A ranged fighter and a barbarian-esque warrior – what's missing? “We did have a third class, a wizard. But we were taking on so many things. You're best off doing fewer things right, so we ended up carrying on without that third character.” Instead, both E'lara and Caddoc are parttime magicians, replete with mini-tech tree to let them upgrade their wizarding abilities. Aim at a baddie with a standard fireball and they'll burst into flames; target your ally instead and you'll give them a buff. I was shown an example of this boost, E'lara re-focusing her lightning-chucking magic attack on Caddoc, bathing him in wooshy blue light and imbuing his already-humongous axe arm with even more smiting power.

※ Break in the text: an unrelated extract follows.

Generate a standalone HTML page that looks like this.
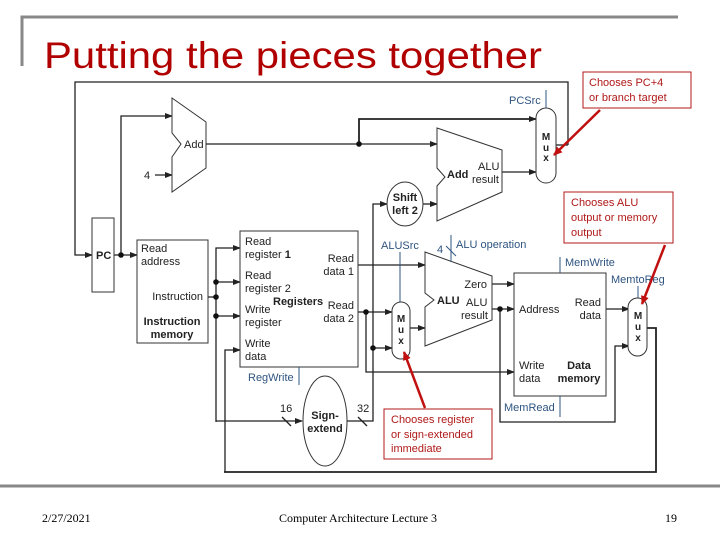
<!DOCTYPE html>
<html><head><meta charset="utf-8"><style>
html,body{margin:0;padding:0;background:#fff}
svg{display:block}
text{font-family:"Liberation Sans",sans-serif;font-size:11px;fill:#222}
.b{font-weight:bold}
.c{fill:#2e5480}
.r{fill:#b01818}
.w{stroke:#222;stroke-width:1.3;fill:none}
.t{stroke:#222;stroke-width:1.8;fill:none}
.s{fill:#fff;stroke:#333;stroke-width:1}
.cl{stroke:#2e5480;stroke-width:1;fill:none}
.rb{fill:#fff;stroke:#b01818;stroke-width:1}
.ra{stroke:#c01010;stroke-width:2.5;fill:none}
</style></head><body>
<svg width="720" height="540" viewBox="0 0 720 540" xmlns="http://www.w3.org/2000/svg">
<defs>
<marker id="a" markerWidth="8" markerHeight="6" refX="7" refY="3" orient="auto" markerUnits="userSpaceOnUse"><path d="M0,0 L8,3 L0,6z" fill="#222"/></marker>
<marker id="ra" markerWidth="9" markerHeight="8" refX="8" refY="4" orient="auto" markerUnits="userSpaceOnUse"><path d="M0,0 L9,4 L0,8z" fill="#c01010"/></marker>
</defs>
<!-- title frame -->
<path d="M22,66 V17 H678" stroke="#888" stroke-width="3" fill="none"/>
<text x="44" y="68" style="font-size:37px;fill:#b00000" textLength="498" lengthAdjust="spacingAndGlyphs">Putting the pieces together</text>
<line x1="0" y1="486" x2="720" y2="486" stroke="#888" stroke-width="3"/>
<text x="42" y="522" style="font-family:'Liberation Serif',serif;font-size:12px;fill:#000">2/27/2021</text>
<text x="279" y="522" style="font-family:'Liberation Serif',serif;font-size:12px;fill:#000" textLength="158">Computer Architecture Lecture 3</text>
<text x="665" y="522" style="font-family:'Liberation Serif',serif;font-size:12px;fill:#000">19</text>

<!-- wires -->
<path class="w" d="M568,145 H568 V82 H75 V255 H92" marker-end="url(#a)"/>
<path class="w" d="M114,255 H137" marker-end="url(#a)"/>
<path class="w" d="M121,255 V116 H172" marker-end="url(#a)"/>
<path class="w" d="M155,175 H172" marker-end="url(#a)"/>
<text x="144" y="179">4</text>
<path class="w" d="M206,144 H437" marker-end="url(#a)"/>
<path class="t" d="M359,144 V119 H536" marker-end="url(#a)"/>
<path class="w" d="M502,172 H536" marker-end="url(#a)"/>
<path class="w" d="M556,145 H568"/>
<path class="w" d="M423,204 H437" marker-end="url(#a)"/>
<path class="w" d="M347,421 H373 V204 H387" marker-end="url(#a)"/>
<path class="w" d="M208,297 H216"/>
<path class="w" d="M216,422 V248 H240" marker-end="url(#a)"/>
<path class="w" d="M216,282 H240" marker-end="url(#a)"/>
<path class="w" d="M216,316 H240" marker-end="url(#a)"/>
<path class="w" d="M216,421 H302" marker-end="url(#a)"/>
<path class="w" d="M225,472 V350 H240" marker-end="url(#a)"/>
<path class="w" d="M358,265 H425" marker-end="url(#a)"/>
<path class="w" d="M358,312 H392" marker-end="url(#a)"/>
<path class="w" d="M366,312 V372 H514" marker-end="url(#a)"/>
<path class="w" d="M373,348 H392" marker-end="url(#a)"/>
<path class="w" d="M410,328 H425" marker-end="url(#a)"/>
<path class="w" d="M492,284 H514" marker-end="url(#a)" stroke-width="1"/>
<path class="w" d="M492,309 H514" marker-end="url(#a)"/>
<path class="w" d="M500,309 V422 H615 V346 H629" marker-end="url(#a)"/>
<path class="w" d="M606,309 H629" marker-end="url(#a)"/>
<path class="t" d="M647,328 H656 V472 H224"/>
<!-- junctions -->
<g fill="#111">
<circle cx="121" cy="255" r="2.8"/><circle cx="359" cy="144" r="2.8"/>
<circle cx="216" cy="297" r="2.8"/><circle cx="216" cy="282" r="2.8"/><circle cx="216" cy="316" r="2.8"/>
<circle cx="366" cy="312" r="2.8"/><circle cx="373" cy="348" r="2.8"/><circle cx="500" cy="309" r="2.8"/>
</g>
<!-- PC -->
<rect class="s" x="92" y="218" width="22" height="74"/>
<text x="96" y="259" class="b">PC</text>
<!-- PC adder -->
<path class="s" d="M172,98 L206,122 L206,168 L172,192 L172,157 L181,144 L172,133 Z"/>
<text x="184" y="148">Add</text>
<!-- branch adder -->
<path class="s" d="M437,128 L502,150 L502,192 L437,221 L437,186 L445,177 L437,168 Z"/>
<text x="447" y="178" class="b">Add</text>
<text x="478" y="170">ALU</text>
<text x="472" y="183">result</text>
<!-- shift -->
<ellipse class="s" cx="405" cy="204" rx="18" ry="22"/>
<text x="405" y="201" class="b" text-anchor="middle">Shift</text>
<text x="405" y="214" class="b" text-anchor="middle">left 2</text>
<!-- PC mux -->
<rect class="s" x="536" y="108" width="20" height="75" rx="10"/>
<text x="546" y="140" class="b" text-anchor="middle" style="font-size:10px">M</text>
<text x="546" y="151" class="b" text-anchor="middle" style="font-size:10px">u</text>
<text x="546" y="161" class="b" text-anchor="middle" style="font-size:10px">x</text>
<path class="cl" d="M546,90 V108"/>
<text x="509" y="104" class="c">PCSrc</text>
<!-- instruction memory -->
<rect class="s" x="137" y="240" width="71" height="103"/>
<text x="141" y="252">Read</text><text x="141" y="265">address</text>
<text x="203" y="300" text-anchor="end">Instruction</text>
<text x="172" y="325" class="b" text-anchor="middle">Instruction</text>
<text x="172" y="338" class="b" text-anchor="middle">memory</text>
<!-- registers -->
<rect class="s" x="240" y="231" width="118" height="136"/>
<text x="245" y="245">Read</text><text x="245" y="258">register <tspan class="b">1</tspan></text>
<text x="245" y="279">Read</text><text x="245" y="292">register 2</text>
<text x="245" y="313">Write</text><text x="245" y="326">register</text>
<text x="245" y="347">Write</text><text x="245" y="360">data</text>
<text x="354" y="262" text-anchor="end">Read</text><text x="354" y="275" text-anchor="end">data 1</text>
<text x="354" y="309" text-anchor="end">Read</text><text x="354" y="322" text-anchor="end">data 2</text>
<text x="273" y="305" class="b">Registers</text>
<path class="cl" d="M299,367 V385"/>
<text x="248" y="381" class="c">RegWrite</text>
<!-- sign extend -->
<ellipse class="s" cx="325" cy="421" rx="22" ry="45"/>
<text x="325" y="419" class="b" text-anchor="middle">Sign-</text>
<text x="325" y="432" class="b" text-anchor="middle">extend</text>
<text x="280" y="412">16</text><path class="w" d="M282,417 L291,426" stroke-width="1"/>
<text x="357" y="412">32</text><path class="w" d="M358,417 L367,426" stroke-width="1"/>
<!-- ALUSrc mux -->
<rect class="s" x="392" y="302" width="18" height="57" rx="9"/>
<text x="401" y="322" class="b" text-anchor="middle" style="font-size:10px">M</text>
<text x="401" y="333" class="b" text-anchor="middle" style="font-size:10px">u</text>
<text x="401" y="344" class="b" text-anchor="middle" style="font-size:10px">x</text>
<path class="cl" d="M400,252 V302"/>
<text x="381" y="249" class="c">ALUSrc</text>
<!-- ALU -->
<path class="s" d="M425,252 L492,276 L492,320 L425,346 L425,307 L434,300 L425,293 Z"/>
<text x="437" y="304" class="b">ALU</text>
<text x="487" y="288" text-anchor="end">Zero</text>
<text x="466" y="306">ALU</text><text x="461" y="319">result</text>
<path class="cl" d="M451,235 V262"/><path class="cl" d="M446,246 L456,256"/>
<text x="437" y="253" class="c">4</text>
<text x="456" y="248" class="c">ALU operation</text>
<!-- data memory -->
<rect class="s" x="514" y="273" width="92" height="123"/>
<text x="519" y="313">Address</text>
<text x="601" y="306" text-anchor="end">Read</text><text x="601" y="319" text-anchor="end">data</text>
<text x="519" y="369">Write</text><text x="519" y="382">data</text>
<text x="579" y="369" class="b" text-anchor="middle">Data</text>
<text x="579" y="382" class="b" text-anchor="middle">memory</text>
<path class="cl" d="M560,257 V273"/><text x="565" y="266" class="c">MemWrite</text>
<path class="cl" d="M560,396 V417"/><text x="504" y="411" class="c">MemRead</text>
<!-- memtoreg mux -->
<rect class="s" x="628" y="298" width="19" height="58" rx="9.5"/>
<text x="638" y="319" class="b" text-anchor="middle" style="font-size:10px">M</text>
<text x="638" y="330" class="b" text-anchor="middle" style="font-size:10px">u</text>
<text x="638" y="341" class="b" text-anchor="middle" style="font-size:10px">x</text>
<path class="cl" d="M638,286 V298"/><text x="611" y="283" class="c">MemtoReg</text>
<!-- callouts -->
<rect class="rb" x="583" y="72" width="108" height="36"/>
<text x="589" y="86" class="r">Chooses PC+4</text>
<text x="589" y="101" class="r">or branch target</text>
<path class="ra" d="M600,110 L554,155" marker-end="url(#ra)"/>
<rect class="rb" x="564" y="192" width="109" height="51"/>
<text x="571" y="206" class="r">Chooses ALU</text>
<text x="571" y="221" class="r">output or memory</text>
<text x="571" y="236" class="r">output</text>
<path class="ra" d="M665,245 L642,304" marker-end="url(#ra)"/>
<rect class="rb" x="384" y="409" width="108" height="50"/>
<text x="391" y="423" class="r">Chooses register</text>
<text x="391" y="438" class="r">or sign-extended</text>
<text x="391" y="452" class="r">immediate</text>
<path class="ra" d="M425,408 L404,352" marker-end="url(#ra)"/>
</svg>
</body></html>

Fargo repeats a mantra throughout both the game's demonstration and our interview: “Co-op at a distance.” At one point, Caddoc goes down, swamped by baddies as E'lara climbs to an upper battlement. Switching to a silver vial of liquid, she pulls her arm back, chucking the magic juice onto her friend's crawling form. Immediately, he's back up, E'lara's arrows whizzing into the throats of the enemies he can't reach with his tempered steel. Elated snatch-and-grab moments like these are what drives Hunted, and despite the game's recent touchstones, Fargo notes that ancient games have driven its evolution: “When I was playing Wizardry, I had to find my way out. I'd kick in one more door because I'm greedy, then get ambushed. I'd be taking hits to my back, running away, before finally I bust out of the top – I would jump up and dance around the room.”